Following Kagasheki misleading statements, there were many public meetings, and protest delegations were organised to Dar es Salaam and Dodoma. In response, in a speech at Wasso on 23rd September 2013, the then Prime Minister, Mizengo Pinda, came forward to eventually and officially revoke Kagasheki’s threat to dispossess local Maasai of their land.

Since then, there hasn’t been any a statement from the government about taking any village land in Loliondo though there have allegedly been threats in closed meetings, and the most sinister and determined media campaign against the Maasai of Loliondo, led by “journalist” Manyerere Jackton. As part of this campaign, in each and every media appearance OBC’s general manager, Isaack Mollel keeps repeating the “opinion” that the Maasai of Loliondo don’t have any land.

Another threat to land rights in Loliondo is the Boston-based Thomson Safaris that in 2006 bought the right of occupancy to 12,617 acres of Maasai grazing land from the former parastatal Tanzania Breweries, that had cultivated a small part of the land for a couple of years in the 1980s, and Thomson then turned it into their private “Enashiva Nature Refuge”. Such a project has of course led to harassment, beatings, arrests of “trespassers”, and two herders, Lesinko Nanyoi and Olunjai Timan, have been shot. A court case filed by the affected villages did not lead to justice, but has been appealed.
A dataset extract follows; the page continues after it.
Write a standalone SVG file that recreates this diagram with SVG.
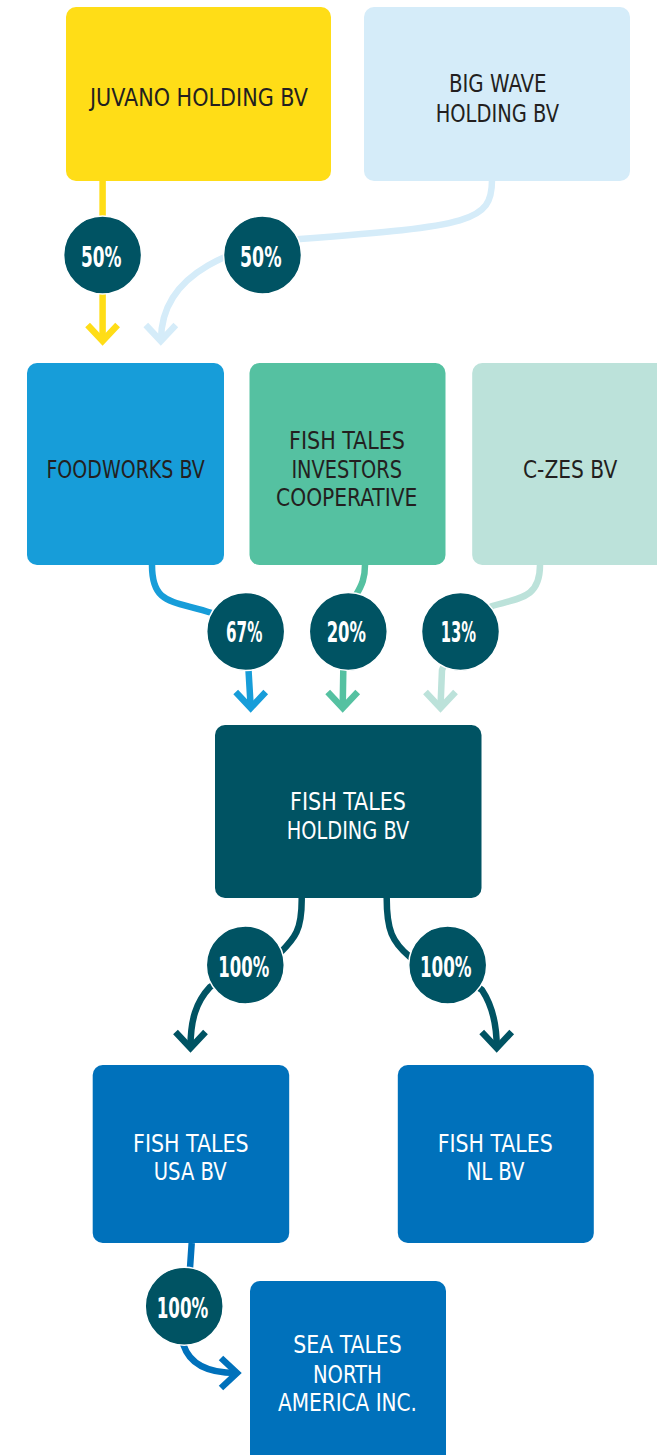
<svg xmlns="http://www.w3.org/2000/svg" xmlns:xlink="http://www.w3.org/1999/xlink" width="657" height="1455" viewBox="0 0 657 1455">
<style>
  .box { stroke: none; }
  .t { font-family: "Liberation Sans Narrow", "DejaVu Sans Condensed", "Liberation Sans", sans-serif; font-size: 25px; text-anchor: middle; }
  .dark { fill: #231F20; }
  .light { fill: #FFFFFF; }
  .conn { fill: none; stroke-width: 6.5; stroke-linecap: butt; stroke-linejoin: round; }
  .chev { fill: none; stroke-width: 6.5; stroke-linejoin: miter; stroke-miterlimit: 10; }
  .badge { fill: #005363; stroke: #FFFFFF; stroke-width: 1.5; }
  .pct { font-family: "Liberation Sans Narrow", "DejaVu Sans Condensed", "Liberation Sans", sans-serif; font-size: 28px; font-weight: bold; fill: #FFFFFF; text-anchor: middle; }
</style>
<defs>
  <path id="chev" d="M-15,-16 L0,0 L15,-16"/>
</defs>
<rect width="657" height="1455" fill="#FFFFFF"/>

<g id="connectors">
  <path class="conn" stroke="#FFDD17" d="M102.6,181 L102.6,340"/>
  <use xlink:href="#chev" class="chev" stroke="#FFDD17" transform="translate(102.6,341)"/>
  <path class="conn" stroke="#D5ECF9" d="M492,180 C492,222 470,226 300,239 C240,245 161,270 161,340"/>
  <use xlink:href="#chev" class="chev" stroke="#D5ECF9" transform="translate(160.8,341)"/>

  <path class="conn" stroke="#179DD9" d="M152,565 C152,605 172,600 212,613 L246,632 L248.5,670 L250.7,707"/>
  <use xlink:href="#chev" class="chev" stroke="#179DD9" transform="translate(250.7,708)"/>
  <path class="conn" stroke="#55C1A1" d="M365,565 C365,578 362,585 356,595 L348,632 L343.3,670 L342.7,707"/>
  <use xlink:href="#chev" class="chev" stroke="#55C1A1" transform="translate(342.7,708)"/>
  <path class="conn" stroke="#BCE2DA" d="M540,565 C540,598 520,598 492,606 L455,640 L442,670 L440.5,707"/>
  <use xlink:href="#chev" class="chev" stroke="#BCE2DA" transform="translate(440.5,708)"/>

  <path class="conn" stroke="#005363" d="M301.7,898 C302,930 295,938 280,953 L245,965 L210,987 C196,1002 190.5,1020 190.5,1047"/>
  <use xlink:href="#chev" class="chev" stroke="#005363" transform="translate(190.5,1048)"/>
  <path class="conn" stroke="#005363" d="M386.7,898 C386.7,930 392,942 410,957 L447,966 L482,990 C492,1005 496.7,1025 496.7,1047"/>
  <use xlink:href="#chev" class="chev" stroke="#005363" transform="translate(496.7,1048)"/>

  <path class="conn" stroke="#0071BB" d="M191.7,1243 L190,1268 L184,1306 L183.5,1345 C190,1365 210,1373 236,1373"/>
  <use xlink:href="#chev" class="chev" stroke="#0071BB" transform="translate(237,1373) rotate(-90)"/>
</g>

<g id="edge-labels">
  <g id="lbl-juvano-foodworks"><circle class="badge" cx="102.6" cy="255" r="39"/><text class="pct" x="101.2" y="267.3" textLength="40.5" lengthAdjust="spacingAndGlyphs">50%</text></g>
  <g id="lbl-bigwave-foodworks"><circle class="badge" cx="262.5" cy="255" r="39"/><text class="pct" x="260.8" y="267.3" textLength="41.5" lengthAdjust="spacingAndGlyphs">50%</text></g>
  <g id="lbl-foodworks-holding"><circle class="badge" cx="245.7" cy="631.5" r="39"/><text class="pct" x="244.2" y="642.3" textLength="36.3" lengthAdjust="spacingAndGlyphs">67%</text></g>
  <g id="lbl-coop-holding"><circle class="badge" cx="348.3" cy="631.5" r="39"/><text class="pct" x="346.3" y="642.3" textLength="39.3" lengthAdjust="spacingAndGlyphs">20%</text></g>
  <g id="lbl-czes-holding"><circle class="badge" cx="460.5" cy="631.5" r="39"/><text class="pct" x="458.3" y="642.3" textLength="35.3" lengthAdjust="spacingAndGlyphs">13%</text></g>
  <g id="lbl-holding-usa"><circle class="badge" cx="245.3" cy="965" r="39"/><text class="pct" x="243.8" y="977.3" textLength="51" lengthAdjust="spacingAndGlyphs">100%</text></g>
  <g id="lbl-holding-nl"><circle class="badge" cx="447.7" cy="965" r="39"/><text class="pct" x="445.8" y="977.3" textLength="51.7" lengthAdjust="spacingAndGlyphs">100%</text></g>
  <g id="lbl-usa-sea"><circle class="badge" cx="184.2" cy="1306.2" r="39"/><text class="pct" x="182.5" y="1317.7" textLength="51.6" lengthAdjust="spacingAndGlyphs">100%</text></g>
</g>

<g id="juvano">
  <rect class="box" x="66" y="7" width="265" height="174" rx="10" fill="#FFDD17"/>
  <text class="t dark" x="199" y="106" textLength="218" lengthAdjust="spacingAndGlyphs">JUVANO HOLDING BV</text>
</g>
<g id="bigwave">
  <rect class="box" x="364" y="7" width="266" height="174" rx="10" fill="#D5ECF9"/>
  <text class="t dark" x="497.8" y="92" textLength="97.7" lengthAdjust="spacingAndGlyphs">BIG WAVE</text>
  <text class="t dark" x="497.3" y="121.5" textLength="123.3" lengthAdjust="spacingAndGlyphs">HOLDING BV</text>
</g>
<g id="foodworks">
  <rect class="box" x="27" y="363" width="197" height="202" rx="10" fill="#179DD9"/>
  <text class="t dark" x="125.6" y="477.5" textLength="158.4" lengthAdjust="spacingAndGlyphs">FOODWORKS BV</text>
</g>
<g id="coop">
  <rect class="box" x="249.5" y="363" width="196" height="202" rx="10" fill="#55C1A1"/>
  <text class="t dark" x="347" y="448.5" textLength="116" lengthAdjust="spacingAndGlyphs">FISH TALES</text>
  <text class="t dark" x="346.7" y="477.5" textLength="110.6" lengthAdjust="spacingAndGlyphs">INVESTORS</text>
  <text class="t dark" x="346.7" y="506" textLength="141.3" lengthAdjust="spacingAndGlyphs">COOPERATIVE</text>
</g>
<g id="czes">
  <rect class="box" x="472.2" y="363" width="197" height="202" rx="10" fill="#BCE2DA"/>
  <text class="t dark" x="570.1" y="477.5" textLength="94.2" lengthAdjust="spacingAndGlyphs">C-ZES BV</text>
</g>
<g id="holding">
  <rect class="box" x="215" y="725" width="266.5" height="173" rx="10" fill="#005363"/>
  <text class="t light" x="348" y="810.3" textLength="116" lengthAdjust="spacingAndGlyphs">FISH TALES</text>
  <text class="t light" x="348" y="839.3" textLength="122.6" lengthAdjust="spacingAndGlyphs">HOLDING BV</text>
</g>
<g id="usa">
  <rect class="box" x="92.7" y="1065" width="196.5" height="178" rx="10" fill="#0071BB"/>
  <text class="t light" x="190.8" y="1151.5" textLength="115.5" lengthAdjust="spacingAndGlyphs">FISH TALES</text>
  <text class="t light" x="190.2" y="1180.3" textLength="73" lengthAdjust="spacingAndGlyphs">USA BV</text>
</g>
<g id="nl">
  <rect class="box" x="397.8" y="1065" width="196" height="178" rx="10" fill="#0071BB"/>
  <text class="t light" x="495.2" y="1151.5" textLength="115.1" lengthAdjust="spacingAndGlyphs">FISH TALES</text>
  <text class="t light" x="495.5" y="1180.3" textLength="58" lengthAdjust="spacingAndGlyphs">NL BV</text>
</g>
<g id="seatales">
  <rect class="box" x="250" y="1281" width="196" height="190" rx="10" fill="#0071BB"/>
  <text class="t light" x="347.5" y="1353.3" textLength="108.4" lengthAdjust="spacingAndGlyphs">SEA TALES</text>
  <text class="t light" x="347.3" y="1383.3" textLength="68.7" lengthAdjust="spacingAndGlyphs">NORTH</text>
  <text class="t light" x="347.5" y="1411" textLength="139" lengthAdjust="spacingAndGlyphs">AMERICA INC.</text>
</g>
</svg>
Thomson Safaris aggressively push a story about a model for community-based tourism and conservation initiatives, while harassment of activists perceived to be working against them is even more intense than if only dealing with OBC, maybe because Thomson caters to the general public.
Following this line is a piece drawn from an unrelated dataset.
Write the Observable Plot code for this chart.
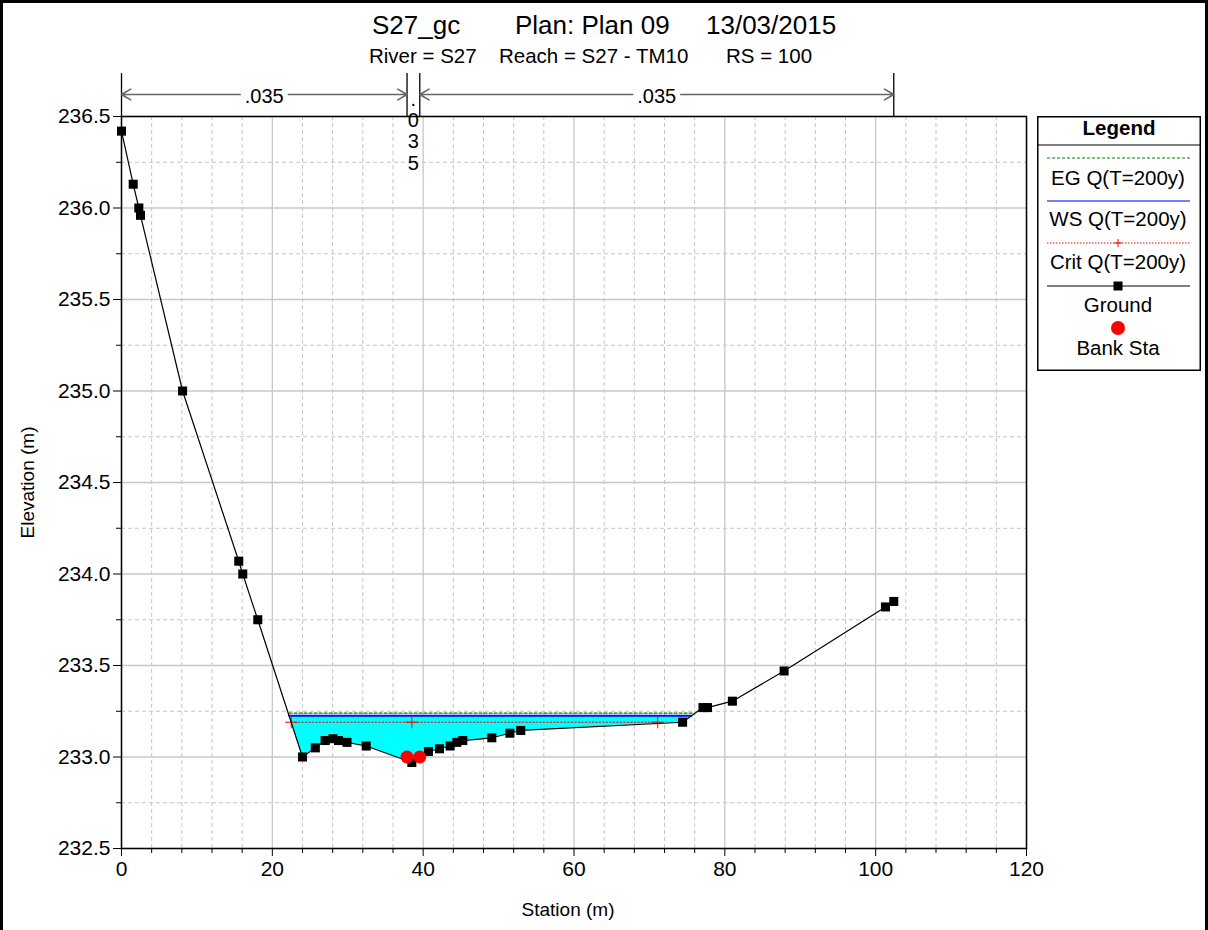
<!DOCTYPE html>
<html>
<head>
<meta charset="utf-8">
<script src="https://cdn.jsdelivr.net/npm/d3@7"></script>
<script src="https://cdn.jsdelivr.net/npm/@observablehq/plot@0.6"></script>
<style>
  html, body { margin: 0; padding: 0; background: #fff; }
  #wrap { position: relative; width: 1208px; height: 930px; overflow: hidden; font-family: "Liberation Sans", Arial, sans-serif; color: #000; }
  #wrap svg.plot { position: absolute; left: 0; top: 0; }
  .title { position: absolute; white-space: pre; transform: translate(0, -50%); line-height: 1; }
  #border { position: absolute; left: 0; top: 0; width: 1208px; height: 940px; box-sizing: border-box; border: 3px solid #000; pointer-events: none; }
  #legend { position: absolute; left: 1037px; top: 116px; }
</style>
</head>
<body>
<div id="wrap">
  <div id="chart"></div>
  <div class="title" style="left:372px; top:25px; font-size:26px;">S27_gc</div>
  <div class="title" style="left:515px; top:25px; font-size:26px;">Plan: Plan 09</div>
  <div class="title" style="left:706px; top:25px; font-size:26px;">13/03/2015</div>
  <div class="title" style="left:369px; top:56px; font-size:20.5px;">River = S27</div>
  <div class="title" style="left:499px; top:56px; font-size:20.5px;">Reach = S27 - TM10</div>
  <div class="title" style="left:726px; top:56px; font-size:20.5px;">RS = 100</div>
  <div id="legend"></div>
  <div id="border"></div>
</div>
<script>
// ---------- data ----------
const groundStation = [0, 1.55, 2.3, 2.52, 8.1, 15.55, 16.08, 18.07, 24.0, 25.7, 27.0, 28.04, 28.78, 29.9, 32.45, 38.5, 40.7, 42.16, 43.58, 44.46, 45.26, 49.1, 51.5, 52.94, 74.4, 77.1, 77.7, 81.0, 87.86, 101.3, 102.4];
const groundElev    = [236.42, 236.13, 236.0, 235.96, 235.0, 234.07, 234.0, 233.75, 233.0, 233.05, 233.09, 233.10, 233.09, 233.08, 233.06, 232.97, 233.03, 233.045, 233.06, 233.08, 233.09, 233.105, 233.13, 233.145, 233.19, 233.27, 233.27, 233.305, 233.47, 233.82, 233.85];

const bankStation = [37.86, 39.55];
const bankElev    = [233.0, 233.0];

const wsElev = 233.225;   // WS Q(T=200y)
const egElev = 233.24;    // EG Q(T=200y)
const critElev = 233.19;  // Crit Q(T=200y)
const critStation = [22.5, 38.5, 71.1];

const nStart = [0, 37.86, 39.55];
const nEnd   = [37.86, 39.55, 102.4];
const nValue = [".035", ".035", ".035"];

const xTicks = [0, 20, 40, 60, 80, 100, 120];
const yTicks = [232.5, 233.0, 233.5, 234.0, 234.5, 235.0, 235.5, 236.0, 236.5];

// ---------- derived ----------
const W = 1208, H = 930;
const mL = 121, mR = 182, mT = 116, mB = 82;
const xDom = [0, 120], yDom = [232.5, 236.5];
const pxX = (W - mL - mR) / (xDom[1] - xDom[0]);
const pxY = (H - mT - mB) / (yDom[1] - yDom[0]);

const ground = groundStation.map((s, i) => ({station: s, elev: groundElev[i]}));
const bank = bankStation.map((s, i) => ({station: s, elev: bankElev[i]}));

// water edges where WS meets ground
function crossings(level) {
  const xs = [];
  for (let i = 1; i < ground.length; i++) {
    const a = ground[i - 1], b = ground[i];
    if ((a.elev - level) * (b.elev - level) < 0) {
      const t = (level - a.elev) / (b.elev - a.elev);
      xs.push(a.station + t * (b.station - a.station));
    }
  }
  return xs;
}
const cr = crossings(wsElev);
const wsL = cr[0], wsR = cr[cr.length - 1];
const water = [{station: wsL, g: wsElev, ws: wsElev},
  ...ground.filter(d => d.station > wsL && d.station < wsR).map(d => ({station: d.station, g: d.elev, ws: wsElev})),
  {station: wsR, g: wsElev, ws: wsElev}];
const wsLine = [{station: wsL, elev: wsElev}, {station: wsR, elev: wsElev}];
const egLine = [{station: wsL, elev: egElev}, {station: wsR + 0.3, elev: egElev}];
const critPts = critStation.map(s => ({station: s, elev: critElev}));

const xMinor = d3.range(0, 121, 4).filter(v => !xTicks.includes(v));
const yMinor = d3.range(232.5, 236.51, 0.25).map(v => +v.toFixed(2)).filter(v => !yTicks.includes(v));

// n-value annotation
const regions = nStart.map((s, i) => ({from: s, to: nEnd[i], n: nValue[i], mid: (s + nEnd[i]) / 2, wide: (nEnd[i] - s) * pxX > 40}));
const annTop = yDom[1] + 43 / pxY;
const arrowY = yDom[1] + 22 / pxY;
const gap = 24 / pxX;
const boundaries = Array.from(new Set([...nStart, ...nEnd]));
const arrows = regions.filter(r => r.wide).flatMap(r => [
  {x1: r.mid - gap, x2: r.from, y: arrowY},
  {x1: r.mid + gap, x2: r.to, y: arrowY}
]);
const narrow = regions.filter(r => !r.wide).map(r => ({x: r.mid, text: r.n.split("").join("\n")}));

const font = "'Liberation Sans', Arial, sans-serif";

const chart = Plot.plot({
  width: W, height: H,
  marginLeft: mL, marginRight: mR, marginTop: mT, marginBottom: mB,
  x: {domain: xDom},
  y: {domain: yDom},
  style: {fontFamily: font, color: "#000", background: "transparent", overflow: "visible"},
  marks: [
    // grid
    Plot.ruleX(xMinor, {stroke: "#c4c4c4", strokeDasharray: "4,3", strokeWidth: 1}),
    Plot.ruleY(yMinor, {stroke: "#c4c4c4", strokeDasharray: "4,3", strokeWidth: 1}),
    Plot.ruleX(xTicks, {stroke: "#c8c8c8", strokeWidth: 1.3}),
    Plot.ruleY(yTicks, {stroke: "#c8c8c8", strokeWidth: 1.3}),
    // water
    Plot.areaY(water, {x: "station", y1: "g", y2: "ws", fill: "#00ffff", fillOpacity: 1}),
    Plot.line(egLine, {x: "station", y: "elev", stroke: "#008000", strokeWidth: 1.3, strokeDasharray: "3,2"}),
    Plot.line(wsLine, {x: "station", y: "elev", stroke: "#1010e0", strokeWidth: 2}),
    Plot.line(critPts, {x: "station", y: "elev", stroke: "#ff0000", strokeWidth: 1, strokeDasharray: "1.5,2"}),
    Plot.dot(critPts, {x: "station", y: "elev", symbol: "plus", stroke: "#ff0000", r: 4, strokeWidth: 1}),
    // ground
    Plot.line(ground, {x: "station", y: "elev", stroke: "#000", strokeWidth: 1.2}),
    Plot.dot(ground, {x: "station", y: "elev", symbol: "square", r: 5.1, fill: "#000", stroke: "none"}),
    Plot.dot(bank, {x: "station", y: "elev", r: 6.5, fill: "#ff0000", stroke: "none"}),
    // frame & axes
    Plot.frame({stroke: "#000", strokeWidth: 1.5}),
    Plot.axisX(xTicks, {tickSize: 8, tickPadding: 5, fontSize: 21, label: null, stroke: "#000"}),
    Plot.axisX(xMinor, {tickSize: 5, tickFormat: () => "", label: null, stroke: "#000"}),
    Plot.axisY(yTicks, {tickSize: 8, tickPadding: 3, fontSize: 21, label: null, tickFormat: d => d.toFixed(1), stroke: "#000"}),
    Plot.axisY(yMinor, {tickSize: 5, tickFormat: () => "", label: null, stroke: "#000"}),
    Plot.text(["Station (m)"], {frameAnchor: "bottom", dy: 67, dx: -6, fontSize: 19, textAnchor: "middle", fill: "#000"}),
    Plot.text(["Elevation (m)"], {frameAnchor: "left", dx: -94, rotate: -90, fontSize: 19, textAnchor: "middle", fill: "#000"}),
    // n-value annotation
    Plot.ruleX(boundaries, {y1: yDom[1], y2: annTop, stroke: "#000", strokeWidth: 1.3}),
    Plot.arrow(arrows, {x1: "x1", x2: "x2", y1: "y", y2: "y", stroke: "#666", strokeWidth: 1.6, headLength: 10, headAngle: 60}),
    Plot.text(regions.filter(r => r.wide), {x: "mid", y: arrowY, text: "n", fontSize: 20, fill: "#000", dy: 2}),
    Plot.text(narrow, {x: "x", y: yDom[1], text: "text", fontSize: 20, lineAnchor: "top", lineHeight: 1.07, dy: -26, fill: "#000"})
  ]
});
chart.classList.add("plot");
document.getElementById("chart").appendChild(chart);

// ---------- legend ----------
const legendItems = [
  {label: "EG Q(T=200y)", kind: "eg"},
  {label: "WS Q(T=200y)", kind: "ws"},
  {label: "Crit Q(T=200y)", kind: "crit"},
  {label: "Ground", kind: "ground"},
  {label: "Bank Sta", kind: "bank"}
];
const LW = 164, LH = 255;
const lg = d3.create("svg").attr("width", LW).attr("height", LH).style("font-family", font).style("overflow", "visible");
lg.append("rect").attr("x", 0.75).attr("y", 0.75).attr("width", LW - 1.5).attr("height", LH - 1.5).attr("fill", "#fff").attr("stroke", "#000").attr("stroke-width", 1.5);
lg.append("text").attr("x", LW / 2).attr("y", 12).attr("dy", "0.35em").attr("text-anchor", "middle").attr("font-weight", "bold").attr("font-size", 20.5).text("Legend");
lg.append("line").attr("x1", 0).attr("x2", LW).attr("y1", 29).attr("y2", 29).attr("stroke", "#000").attr("stroke-width", 1.2);
const sampleY = [42, 85, 127, 170, 212];
const textY = [62, 103, 146, 189, 232];
legendItems.forEach((it, i) => {
  const y = sampleY[i];
  if (it.kind === "eg") lg.append("line").attr("x1", 10).attr("x2", 153).attr("y1", y).attr("y2", y).attr("stroke", "#008000").attr("stroke-width", 1.2).attr("stroke-dasharray", "3,2");
  if (it.kind === "ws") lg.append("line").attr("x1", 10).attr("x2", 153).attr("y1", y).attr("y2", y).attr("stroke", "#4455ff").attr("stroke-width", 1.5);
  if (it.kind === "crit") {
    lg.append("line").attr("x1", 10).attr("x2", 153).attr("y1", y).attr("y2", y).attr("stroke", "#ff0000").attr("stroke-width", 1).attr("stroke-dasharray", "1.5,1.5");
    lg.append("path").attr("d", `M${81 - 4},${y}h8M81,${y - 4}v8`).attr("stroke", "#ff0000").attr("stroke-width", 1);
  }
  if (it.kind === "ground") {
    lg.append("line").attr("x1", 10).attr("x2", 153).attr("y1", y).attr("y2", y).attr("stroke", "#000").attr("stroke-width", 1.2);
    lg.append("rect").attr("x", 81 - 4.5).attr("y", y - 4.5).attr("width", 9).attr("height", 9).attr("fill", "#000");
  }
  if (it.kind === "bank") lg.append("circle").attr("cx", 81).attr("cy", y).attr("r", 7).attr("fill", "#ff0000");
  lg.append("text").attr("x", 81).attr("y", textY[i]).attr("dy", "0.35em").attr("text-anchor", "middle").attr("font-size", 20.5).text(it.label);
});
document.getElementById("legend").appendChild(lg.node());
</script>
</body>
</html>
The total breakdown of rule of law in Loliondo for the benefit of a couple of foreign “investors” has to end…

Susanna Nordlund
sannasus@hotmail.com



4 comments:

Onesmo .P.Olengurumwa said...

Good

Susanna said...

Ashe oleng'.

Azaveli Lwaitama said...

Thank you Sussana for suffering so much for other fellow human beings and for continuing to take so many risks for the sake of offering priceless education to many of us on what is going in Loliondo. You made me go back to re-reading Kwameh Nkrumah,s writings on Neo-colonialism in Africa and how it accounts for the existence of so many Africans who continue to betray fellow Africans in exchange for some comfortable life for themselves and those close to them. Continue doing what your heart tells you to continue doing. As Fidel Castro once said: history will absorb you !

Susanna said...

Thank you very much Azaveli. I will never stop writing about Loliondo. People who live in Tanzania and speak up take much bigger risks than I. Though the risk would be diluted if many more spoke up.